E. COMMUNITY INTEREST

(23) Ensuring that WTO partners fully comply with their obligations is of the utmost importance for the Community which has committed itself to the same obligations. Therefore, the Community should immediately challenge Section 110(5) of the US Copyright Act.

F. CONCLUSIONS AND MEASURES TO BE TAKEN

(24) Meetings have been held and letters have been exchanged with the relevant US authorities to discuss this matter further and aimed at finding an amicable solution to the problems concerning the licensing of music works but the US authorities have not forwarded any proposals in view of such a solution.

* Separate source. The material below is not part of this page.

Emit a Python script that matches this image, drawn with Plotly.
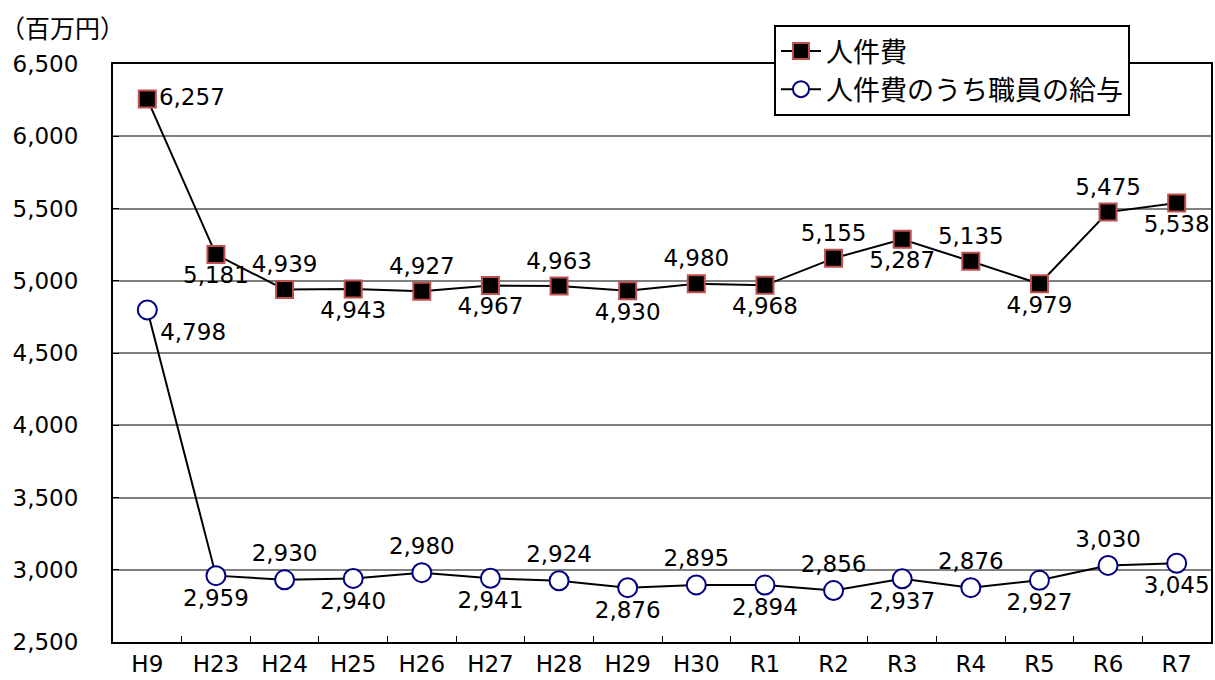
import plotly.graph_objects as go

# 年度
years = ["H9", "H23", "H24", "H25", "H26", "H27", "H28", "H29", "H30",
         "R1", "R2", "R3", "R4", "R5", "R6", "R7"]

# 人件費 (百万円)
jinkenhi = [6257, 5181, 4939, 4943, 4927, 4967, 4963, 4930, 4980,
            4968, 5155, 5287, 5135, 4979, 5475, 5538]

# 人件費のうち職員の給与 (百万円)
kyuyo = [4798, 2959, 2930, 2940, 2980, 2941, 2924, 2876, 2895,
         2894, 2856, 2937, 2876, 2927, 3030, 3045]

# ラベル位置
pos_jinkenhi = ["middle right", "bottom center", "top center", "bottom center",
                "top center", "bottom center", "top center", "bottom center",
                "top center", "bottom center", "top center", "bottom center",
                "top center", "bottom center", "top center", "bottom center"]
pos_kyuyo = ["bottom right", "bottom center", "top center", "bottom center",
             "top center", "bottom center", "top center", "bottom center",
             "top center", "bottom center", "top center", "bottom center",
             "top center", "bottom center", "top center", "bottom center"]

FONT = "DejaVu Sans, Noto Sans CJK JP"
CJK = "Noto Sans CJK JP"

fig = go.Figure()

fig.add_trace(go.Scatter(
    x=years, y=jinkenhi,
    mode="lines+markers+text",
    name="人件費",
    line=dict(color="black", width=2),
    marker=dict(symbol="square", size=17, color="black",
                line=dict(color="#C0504D", width=2)),
    text=[f"{v:,}" for v in jinkenhi],
    textposition=pos_jinkenhi,
    textfont=dict(size=23, color="black", family=FONT),
    cliponaxis=False,
))

fig.add_trace(go.Scatter(
    x=years, y=kyuyo,
    mode="lines+markers+text",
    name="人件費のうち職員の給与",
    line=dict(color="black", width=2),
    marker=dict(symbol="circle", size=19, color="white",
                line=dict(color="#000080", width=2)),
    text=[f"{v:,}" for v in kyuyo],
    textposition=pos_kyuyo,
    textfont=dict(size=23, color="black", family=FONT),
    cliponaxis=False,
))

fig.update_layout(
    width=1215, height=680,
    margin=dict(l=113, r=4, t=64, b=38, autoexpand=False),
    plot_bgcolor="white",
    paper_bgcolor="white",
    font=dict(family=FONT, size=23, color="black"),
    legend=dict(
        x=0.602, y=1.0675, xanchor="left", yanchor="top",
        bgcolor="white", bordercolor="black", borderwidth=2,
        font=dict(size=27, family=CJK),
        itemwidth=40, tracegroupgap=0,
    ),
    annotations=[dict(
        text="（百万円）", xref="paper", yref="paper",
        x=-0.105, y=1.064, xanchor="left", yanchor="middle",
        showarrow=False, font=dict(size=25, family=CJK),
    )],
)

fig.update_xaxes(
    type="category",
    range=[-0.5, 15.5],
    automargin=False,
    showline=True, linecolor="black", linewidth=2, mirror=True,
    ticks="inside", ticklen=6, tickcolor="black", tickwidth=1,
    tickson="boundaries",
    showgrid=False,
    tickfont=dict(size=23, family=FONT),
)

fig.update_yaxes(
    range=[2500, 6500], dtick=500,
    tickformat=",d",
    automargin=False,
    showline=True, linecolor="black", linewidth=2, mirror=True,
    ticks="inside", ticklen=6, tickcolor="black",
    showgrid=True, gridcolor="#808080", gridwidth=1.5,
    zeroline=False,
    ticklabelstandoff=28,
    tickfont=dict(size=23, family=FONT),
)

# ページ余白をなくす
fig.write_html("out.html", config={"displayModeBar": False},
               post_script="document.body.style.margin='0';")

(25) In these circumstances, it appears that the interests of the Community call for initiation of WTO dispute settlement proceedings,

HAS DECIDED AS FOLLOWS:

Article 1

1. Section 110(5) of the Copyright Act of the United States of America appears to be inconsistent with the obligations of that country under the Marrakesh Agreement Establishing the World Trade Organisation and constitutes an 'obstacle to trade` within the meaning of Article 2(1) of Regulation (EC) No 3286/94.

2. The Community, will commence action against the United States of America under the Understanding on the Rules and Procedures for the Settlement of Disputes and other relevant WTO provisions with a view to securing removal of the obstacle to trade.

Article 2

This Decision shall apply from the date of its publication in the Official Journal of the European Communities.

Done at Brussels, 11 December 1998.

For the Commission

Leon BRITTAN

Vice-President

(1) OJ L 349, 31. 12. 1994, p. 71.

(2) OJ L 41, 23. 2. 1995, p. 3.

(3) OJ C 177, 11. 6. 1997, p. 5.

(4) See BMI v. Edison Bros Stores Inc. United States Court of Appeals for the Eighth Circuit, No 91-2115 and BMI v. Claire's Boutiques United States Court of Appeals for the Seventh Circuit, No 91-1232.